No confusion, just numbers, clarity, and a solid financial foundation for action.

Frequently Asked Questions

1. How can I tell which project is profitable and which one is dragging the business down?
Implement project-based financial management: allocate expenses (salaries, freelancers, marketing) to each project or client. Analyze profit by stream, not just overall revenue. This allows you to focus on efficient projects and cut the unprofitable ones.

2. How do I manage cash flow when income and expenses are in different currencies?
You need a centralized system that records all transactions both in their original currency and in the company’s base currency (e.g., USD or EUR). The exchange rate must be fixed at the time of the transaction — this way you can realistically assess profitability.

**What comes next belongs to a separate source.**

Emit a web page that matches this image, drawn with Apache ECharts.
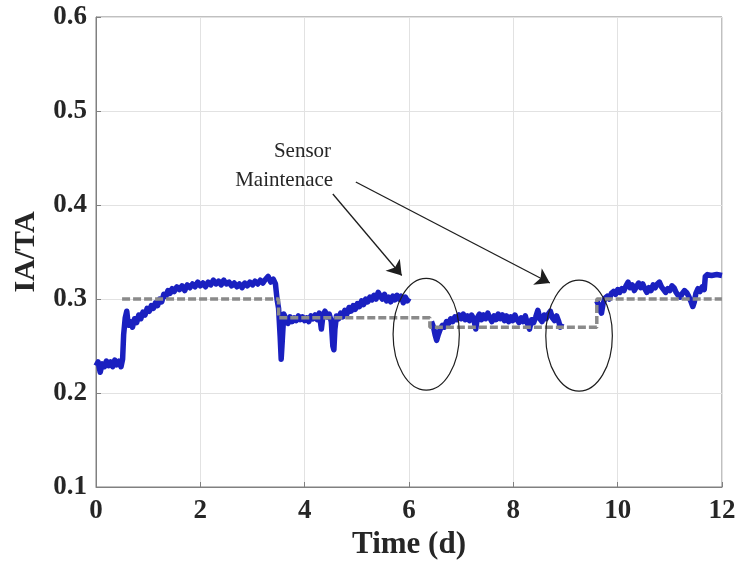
<!DOCTYPE html>
<html>
<head>
<meta charset="utf-8">
<script src="https://cdn.jsdelivr.net/npm/echarts@6/dist/echarts.min.js"></script>
<style>
  html, body { margin: 0; padding: 0; background: #fff; }
  #chart { width: 739px; height: 576px; }
</style>
</head>
<body>
<div id="chart"></div>
<script>
// measured IA/TA, split where the sensor was in maintenance
const measuredA = [[0.00,0.229],[0.04,0.233],[0.08,0.222],[0.12,0.231],[0.16,0.228],[0.20,0.234],[0.24,0.229],[0.28,0.233],[0.32,0.228],[0.36,0.235],[0.40,0.230],[0.44,0.234],[0.48,0.228],[0.51,0.236],[0.53,0.262],[0.56,0.280],[0.59,0.287],[0.62,0.272],[0.66,0.276],[0.70,0.270],[0.74,0.279],[0.78,0.275],[0.82,0.283],[0.86,0.279],[0.90,0.286],[0.94,0.283],[0.98,0.290],[1.02,0.287],[1.06,0.293],[1.10,0.290],[1.14,0.296],[1.18,0.293],[1.22,0.300],[1.26,0.297],[1.30,0.305],[1.34,0.303],[1.38,0.309],[1.42,0.306],[1.46,0.311],[1.50,0.308],[1.55,0.313],[1.60,0.310],[1.65,0.314],[1.70,0.309],[1.75,0.315],[1.80,0.312],[1.85,0.316],[1.90,0.313],[1.95,0.318],[2.00,0.314],[2.05,0.317],[2.10,0.313],[2.15,0.318],[2.20,0.315],[2.25,0.320],[2.30,0.316],[2.35,0.319],[2.40,0.315],[2.45,0.320],[2.50,0.316],[2.55,0.318],[2.60,0.314],[2.65,0.317],[2.70,0.313],[2.75,0.316],[2.80,0.312],[2.85,0.317],[2.90,0.314],[2.95,0.318],[3.00,0.315],[3.05,0.319],[3.10,0.316],[3.15,0.320],[3.20,0.317],[3.25,0.321],[3.30,0.324],[3.35,0.318],[3.40,0.321],[3.44,0.316],[3.47,0.300],[3.50,0.290],[3.53,0.260],[3.55,0.236],[3.57,0.255],[3.60,0.284],[3.64,0.279],[3.68,0.274],[3.72,0.281],[3.76,0.276],[3.80,0.280],[3.84,0.277],[3.88,0.282],[3.92,0.278],[3.96,0.281],[4.00,0.277],[4.04,0.280],[4.08,0.276],[4.12,0.282],[4.16,0.279],[4.20,0.283],[4.24,0.278],[4.28,0.285],[4.32,0.268],[4.35,0.282],[4.39,0.287],[4.43,0.281],[4.47,0.284],[4.51,0.276],[4.54,0.250],[4.56,0.246],[4.58,0.268],[4.61,0.282],[4.65,0.279],[4.69,0.285],[4.73,0.281],[4.77,0.288],[4.81,0.284],[4.85,0.291],[4.89,0.287],[4.93,0.293],[4.97,0.289],[5.01,0.295],[5.05,0.292],[5.09,0.298],[5.13,0.294],[5.17,0.300],[5.21,0.297],[5.25,0.302],[5.29,0.299],[5.33,0.304],[5.37,0.300],[5.41,0.307],[5.45,0.303],[5.49,0.300],[5.53,0.305],[5.57,0.298],[5.61,0.302],[5.65,0.297],[5.69,0.303],[5.73,0.299],[5.77,0.304],[5.81,0.300],[5.85,0.303],[5.89,0.296],[5.93,0.302],[5.97,0.298],[6.00,0.301]];
const measuredB = [[6.43,0.276],[6.47,0.270],[6.50,0.262],[6.53,0.256],[6.56,0.262],[6.60,0.268],[6.64,0.272],[6.68,0.270],[6.72,0.276],[6.76,0.274],[6.80,0.279],[6.84,0.276],[6.88,0.281],[6.92,0.278],[6.96,0.283],[7.00,0.279],[7.04,0.284],[7.08,0.278],[7.12,0.282],[7.16,0.277],[7.20,0.283],[7.24,0.279],[7.28,0.268],[7.31,0.280],[7.35,0.284],[7.39,0.278],[7.43,0.283],[7.47,0.279],[7.51,0.285],[7.55,0.280],[7.59,0.276],[7.63,0.282],[7.67,0.278],[7.71,0.284],[7.75,0.279],[7.79,0.283],[7.83,0.277],[7.87,0.282],[7.91,0.276],[7.95,0.281],[7.99,0.277],[8.03,0.283],[8.07,0.278],[8.11,0.275],[8.15,0.280],[8.19,0.276],[8.23,0.282],[8.27,0.274],[8.31,0.268],[8.35,0.278],[8.39,0.275],[8.43,0.281],[8.47,0.288],[8.51,0.279],[8.55,0.276],[8.59,0.283],[8.63,0.279],[8.67,0.284],[8.71,0.287],[8.75,0.280],[8.79,0.277],[8.83,0.282],[8.87,0.276],[8.90,0.270],[8.93,0.274]];
const measuredC = [[9.60,0.298],[9.63,0.294],[9.66,0.288],[9.69,0.285],[9.72,0.295],[9.76,0.301],[9.80,0.303],[9.84,0.300],[9.88,0.306],[9.92,0.308],[9.96,0.305],[10.00,0.310],[10.04,0.307],[10.08,0.311],[10.12,0.309],[10.16,0.314],[10.20,0.318],[10.24,0.312],[10.28,0.315],[10.32,0.309],[10.36,0.313],[10.40,0.317],[10.44,0.312],[10.48,0.316],[10.52,0.311],[10.56,0.307],[10.60,0.312],[10.64,0.309],[10.68,0.315],[10.72,0.312],[10.76,0.316],[10.80,0.318],[10.84,0.313],[10.88,0.310],[10.92,0.307],[10.96,0.311],[11.00,0.309],[11.04,0.314],[11.08,0.312],[11.12,0.307],[11.16,0.304],[11.20,0.302],[11.24,0.306],[11.28,0.309],[11.32,0.307],[11.36,0.303],[11.40,0.298],[11.44,0.292],[11.47,0.297],[11.50,0.306],[11.54,0.311],[11.58,0.308],[11.62,0.313],[11.66,0.310],[11.68,0.324],[11.72,0.326],[11.80,0.325],[11.90,0.326],[12.00,0.325]];

// setpoint (grey dashed steps)
const setpoint = [[0.5,0.30],[3.5,0.30],[3.5,0.28],[6.4,0.28],[6.4,0.27],[9.6,0.27],[9.6,0.30],[12,0.30]];

// annotation, in data units
const noteLines = ['Sensor', 'Maintenace'];
const notePos = [[4.506,0.4564],[4.545,0.4266]];
const arrows = [[[4.54,0.4117],[5.86,0.325]], [[4.98,0.4245],[8.70,0.317]]];
const ellipses = [[6.33,0.2625,0.635,0.0595],[9.26,0.261,0.638,0.059]];

const xTicks = [0, 12, 2];
const yTicks = [0.1, 0.6, 0.1];

const dom = document.getElementById('chart');
const chart = echarts.init(dom, null, { renderer: 'canvas' });

const serif = '"Liberation Serif", "Times New Roman", serif';
const axisGrey = '#808080';

function measuredSeries(data) {
  return {
    type: 'line',
    data: data,
    showSymbol: false,
    symbol: 'none',
    animation: false,
    lineStyle: { color: '#1a20c0', width: 5.5, join: 'round' },
    z: 3
  };
}

const option = {
  backgroundColor: '#fff',
  animation: false,
  grid: { left: 96, right: 17, top: 17, bottom: 89, show: true, borderColor: axisGrey, borderWidth: 1, backgroundColor: 'transparent' },
  xAxis: {
    type: 'value',
    min: xTicks[0], max: xTicks[1], interval: xTicks[2],
    name: 'Time (d)',
    nameLocation: 'middle',
    nameGap: 42,
    nameTextStyle: { fontFamily: serif, fontWeight: 'bold', fontSize: 31, color: '#262626' },
    axisLine: { lineStyle: { color: axisGrey } },
    axisTick: { inside: true, length: 5, lineStyle: { color: axisGrey } },
    axisLabel: { margin: 11, fontFamily: serif, fontWeight: 'bold', fontSize: 27, color: '#262626' },
    splitLine: { show: true, lineStyle: { color: '#e2e2e2' } }
  },
  yAxis: {
    type: 'value',
    min: yTicks[0], max: yTicks[1], interval: yTicks[2],
    name: 'IA/TA',
    nameLocation: 'middle',
    nameGap: 55,
    nameTextStyle: { fontFamily: serif, fontWeight: 'bold', fontSize: 30, color: '#262626' },
    axisLine: { show: true, lineStyle: { color: axisGrey } },
    axisTick: { show: true, inside: true, length: 5, lineStyle: { color: axisGrey } },
    axisLabel: { margin: 9, fontFamily: serif, fontWeight: 'bold', fontSize: 27, color: '#262626',
      formatter: v => v.toFixed(1) },
    splitLine: { show: true, lineStyle: { color: '#e2e2e2' } }
  },
  series: [
    {
      type: 'line',
      data: setpoint,
      showSymbol: false,
      symbol: 'none',
      lineStyle: { color: '#8a8a8a', width: 3.5, type: [8, 3] },
      z: 4
    },
    measuredSeries(measuredA),
    measuredSeries(measuredB),
    measuredSeries(measuredC),
    {
      type: 'lines',
      coordinateSystem: 'cartesian2d',
      data: arrows.map(a => ({ coords: a })),
      symbol: ['none', 'arrow'],
      symbolSize: 14,
      lineStyle: { color: '#1e1e1e', width: 1.3, opacity: 1 },
      z: 6
    }
  ]
};

chart.setOption(option);

// circles and text are placed from data units once the scales exist
function placeNotes() {
  const toPx = p => chart.convertToPixel({ gridIndex: 0 }, p);
  const shapes = ellipses.map(e => {
    const c = toPx([e[0], e[1]]);
    const rx = toPx([e[0] + e[2], e[1]])[0] - c[0];
    const ry = c[1] - toPx([e[0], e[1] + e[3]])[1];
    return {
      type: 'ellipse',
      shape: { cx: c[0], cy: c[1], rx: rx, ry: ry },
      style: { fill: 'none', stroke: '#1e1e1e', lineWidth: 1.2 },
      z: 7
    };
  });
  const texts = noteLines.map((t, i) => {
    const p = toPx(notePos[i]);
    return {
      type: 'text',
      x: p[0], y: p[1],
      style: { text: t, align: 'right', verticalAlign: 'middle', fontFamily: serif, fontSize: 21, fill: '#262626' },
      z: 7
    };
  });
  chart.setOption({ graphic: shapes.concat(texts) });
}
placeNotes();
</script>
</body>
</html>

3. How do I track project financial results and the impact of changes on profitability?
Record not only actual but also planned income and expenses for each project. This allows you to create a budget, track variances, and model scenarios — for example, how increased costs or delayed payments would affect results. Such an approach lets you make decisions before losses even appear.

4. How can I identify where the business is silently losing money?
Conduct an audit of hidden costs: auto-payments from old subscriptions, unapproved team expenses, forgotten freelancers, fines, discounts, staff turnover. Even isolated cases can add up and eat away at profits. Regular expense reviews are a simple way to return money to the business.

5. How do I build management reporting if I don’t have a CFO?
Start with the basics: P&L (profit and loss), Cash Flow (money movement), and account balances. Update them regularly — weekly or monthly. Even a simple Excel file or automated template will help you make informed decisions instead of relying on intuition.